Thank you for explaining.
See comments inline.

On Wednesday, 10 October 2012 at 18:12:13 UTC, Jonathan M Davis 
wrote:
> On Wednesday, October 10, 2012 13:40:06 foobar wrote:
>> Can you please elaborate on where the .init property is being
>> relied on? This is an aspect of D I don't really understand.
>> What's the difference between a no-arg ctor and one with args 
>> in
>> relation to this requirement?
>
> init is used anywhere and everywhere that an instance of a type 
> needs to be
> default-initialized. _One_ of those places is a local variable. 
> Not all places
> where an instance of an object needs to be created can be 
> initialized by the
> programmer. The prime example of this would be arrays. If you 
> declare
>
> auto i = new int[](5);
>
> or
>
> int[12] s;
>
> all of the elements in the array need to be initialized or 
> they'll be garbage,
> and there's no way for the programmer to indicate what values 
> they should be.
> The whole point of init is to avoid having variables ever be 
> garbage without
> the programmer explicitly asking for it. And having a default 
> constructor
> wouldn't help one whit with arrays, because the values of their 
> elements must
> be known at compile time (otherwise you couldn't directly 
> initialize member
> variables or static variables or anything else which requires a 
> value at
> compile time with an array). With init, the compiler can take 
> advantage of the
> fact that it knows the init value at compile time to 
> efficiently initialize the
> array.
>

I understand the idea of default initialization. I was more 
interested in the machinery and implementation details :) So 
let's dive in into those details:
Arrays - without changing existing syntax we can use these 
semantics:

auto a = new int[](5); // compiler calls T() for each instance
int[12] b; // ditto

This would be same as in C++. We could also expand the syntax and 
allow:
auto b = new int[](5, 9); // init all instances to 9
auto b = new int[](5, int (int index) { return index; });
initializes each member via a function call.
This can be generalized for multi dimensions.

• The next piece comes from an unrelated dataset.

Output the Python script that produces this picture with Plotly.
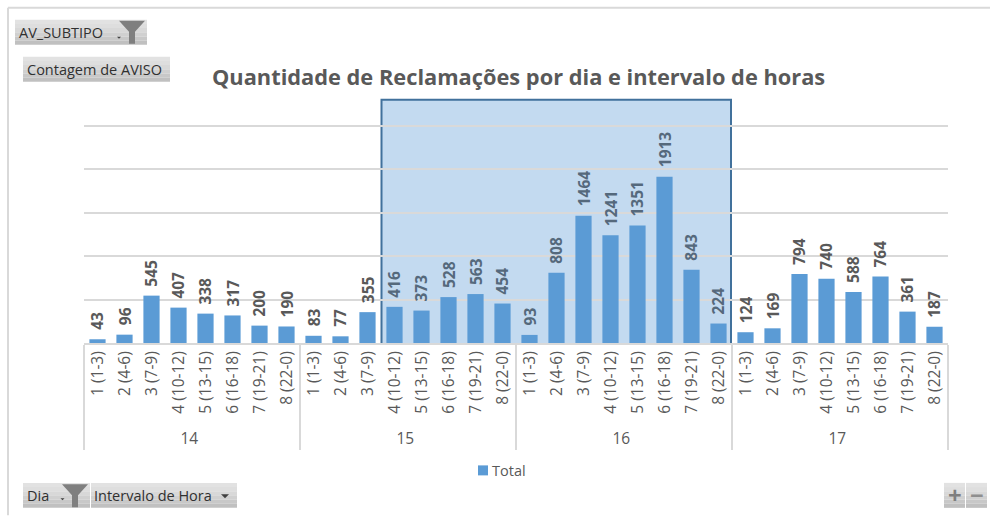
import plotly.graph_objects as go

days = ["14", "15", "16", "17"]
intervals = ["1 (1-3)", "2 (4-6)", "3 (7-9)", "4 (10-12)", "5 (13-15)", "6 (16-18)", "7 (19-21)", "8 (22-0)"]
values_14 = [43, 96, 545, 407, 338, 317, 200, 190]
values_15 = [83, 77, 355, 416, 373, 528, 563, 454]
values_16 = [93, 808, 1464, 1241, 1351, 1913, 843, 224]
values_17 = [124, 169, 794, 740, 588, 764, 361, 187]
series_name = "Total"
title = "Quantidade de Reclamações por dia e intervalo de horas"

W, H = 991, 516
L, R, T, B = 84, 948, 117.3, 343.5
FONT = "Open Sans"

level0 = [d for d in days for _ in intervals]
level1 = intervals * len(days)
vals = values_14 + values_15 + values_16 + values_17

fig = go.Figure(go.Bar(
    x=[level0, level1], y=vals, name=series_name, width=0.6,
    marker=dict(color="#5b9bd5", line_width=0),
    cliponaxis=False,
    showlegend=False,
))

def px(x):
    return (x - L) / (R - L)

def py(y):
    return (B - y) / (B - T)

shapes = []
annotations = []

# Data labels, rotated and lifted off the bars
for i, v in enumerate(vals):
    in_box = 11 <= i <= 23
    annotations.append(dict(xref="x", yref="y", x=i, y=v, text=str(v), showarrow=False, textangle=-90,
                            xanchor="center", yanchor="bottom", yshift=9, borderpad=0, borderwidth=0,
                            font=dict(family=FONT, size=15.5, weight="bold", color="#55697c" if in_box else "#595959")))

def rect(x0, y0, x1, y1, fill, line=None, width=0, layer="above"):
    shapes.append(dict(type="rect", xref="paper", yref="paper", x0=px(x0), x1=px(x1), y0=py(y0), y1=py(y1),
                       fillcolor=fill, line=dict(color=line, width=width) if line else dict(width=0), layer=layer))

def label(x, y, text, size=14.5, color="#303030", anchor="left", **kw):
    annotations.append(dict(xref="paper", yref="paper", x=px(x), y=py(y), text=text, showarrow=False,
                            xanchor=anchor, yanchor="middle", borderpad=0, borderwidth=0,
                            font=dict(family=FONT, size=size, color=color, **kw)))

def button(x0, y0, x1, y1):
    tops = [226, 222, 216, 208, 200, 192]
    n = len(tops)
    for i in range(n):
        c = tops[i]
        rect(x0, y0 + (y1 - y0) * i / n, x1, y0 + (y1 - y0) * (i + 1) / n, f"rgb({c},{c},{c})")

def funnel(cx, top):
    pts = [(cx - 13, top), (cx + 13, top), (cx + 3, top + 11), (cx + 3, top + 23), (cx - 3, top + 23), (cx - 3, top + 11)]
    path = "M" + " L".join(f"{px(a)},{py(b)}" for a, b in pts) + " Z"
    shapes.append(dict(type="path", xref="paper", yref="paper", path=path, fillcolor="#7f7f7f", line_width=0))

def caret(cx, cy, w=4):
    pts = [(cx - w, cy), (cx + w, cy), (cx, cy + w)]
    path = "M" + " L".join(f"{px(a)},{py(b)}" for a, b in pts) + " Z"
    shapes.append(dict(type="path", xref="paper", yref="paper", path=path, fillcolor="#404040", line_width=0))

# Outer frame
shapes.append(dict(type="line", xref="paper", yref="paper", x0=px(8), x1=px(990), y0=py(8), y1=py(8),
                   line=dict(color="#d9d9d9", width=2)))
shapes.append(dict(type="line", xref="paper", yref="paper", x0=px(8), x1=px(8), y0=py(8), y1=py(516),
                   line=dict(color="#d9d9d9", width=2)))

# Highlight box
rect(381.5, 100, 731, 344.5, "rgba(91,155,213,0.37)", "#41719c", 2, layer="between")

# Pivot buttons
button(15, 20, 147, 45)
label(19, 32.5, "AV_SUBTIPO")
funnel(132, 21)
caret(119, 37, 2)

button(23, 57, 170, 82)
label(27, 69.5, "Contagem de AVISO")

button(23, 483.5, 90, 508.5)
label(27, 496, "Dia")
funnel(75, 485)
caret(62.5, 499, 2)

button(91, 483.5, 237, 508.5)
label(94, 496, "Intervalo de Hora")
caret(225, 495, 4)

button(944, 483.5, 965, 508.5)
button(966, 483.5, 987, 508.5)
label(954.5, 495.5, "<b>+</b>", size=24, color="#7f7f7f", anchor="center")
label(976.5, 495.5, "<b>−</b>", size=24, color="#8f8f8f", anchor="center")

# Title
label(518.5, 77, title, size=21.8, color="#595959", anchor="center", weight="bold")

# Legend key
rect(478, 466, 488, 476, "#5b9bd5")
label(492, 471, series_name, size=14.5, color="#595959")

fig.update_layout(
    width=W, height=H, autosize=False,
    margin=dict(l=L, r=W - R, t=T, b=H - B, pad=0),
    paper_bgcolor="white", plot_bgcolor="white",
    font=dict(family=FONT, color="#595959", size=14),
    shapes=shapes, annotations=annotations,
    showlegend=False,
    xaxis=dict(type="multicategory", tickangle=-90, showdividers=True, dividercolor="#d9d9d9", dividerwidth=2,
               linecolor="#d9d9d9", linewidth=2, showline=True, ticks="", showgrid=False,
               tickfont=dict(family=FONT, size=15.5, color="#595959")),
    yaxis=dict(range=[0, 2600], tickvals=[500, 1000, 1500, 2000, 2500], showticklabels=False, showgrid=True,
               gridcolor="#d9d9d9", gridwidth=1.5, zeroline=False, showline=False, ticks=""),
)

fig.write_html("out.html", config=dict(displayModeBar=False),
               post_script="document.body.style.margin='0';document.documentElement.style.overflow='hidden';")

> But even constructing objects sanely relies on init. All 
> user-defined objects
> are fully initialized to what their member variables are 
> directly initialized
> to before their constructors are even called. In the case of a 
> struct, that's
> the struct's init value. It's not for a class, because you 
> can't have a class
> separate from its reference (so it's the reference which gets 
> the init value),
> but the class still has a state equivalent to a struct's init 
> value, and
> that's the state that it has before any of its constructors are 
> called.

So for classes .init is null which complicates non-nullable 
classes. It seems the "solution" (more like a hack IMO) of 
@disable _breaks_ the .init guaranty in the language.

>
> If it weren't for that, you'd get the insanity that C++ or Java 
> have with
> regards to the state of objects prior to construction. C++ is 
> particularly bad
> in that each derived class is created in turn, meaning that 
> when a constructor
> is called, the object _is_ that class rather than the derived 
> class that
> you're ultimately constructing (which means that things can go 
> horribly wrong
> if you're stupid enough to call a virtual function from a 
> constructor in C++).
> I believe that Java handles that somewhat better, but it gets 
> bizarre ordering
> issues with regards to initializing member variables that cause 
> problems if
> you try and alter member variables from base classes inside of 
> a derived
> constructor. With D, the object is guaranteed to be in a sane 
> state prior to
> construction.
>

C++ is insanely bad here mainly due to [virtual?] MI which 
doesn't affect D
and Java _allows_ virtual methods in constructors, which I think 
is also "fixed" in the latest c++ standard. I don't know about 
the ordering problems you mention but AFAIK the complication 
arises with MI, not default initialization. It's just a matter of 
properly defining the inheritance semantics.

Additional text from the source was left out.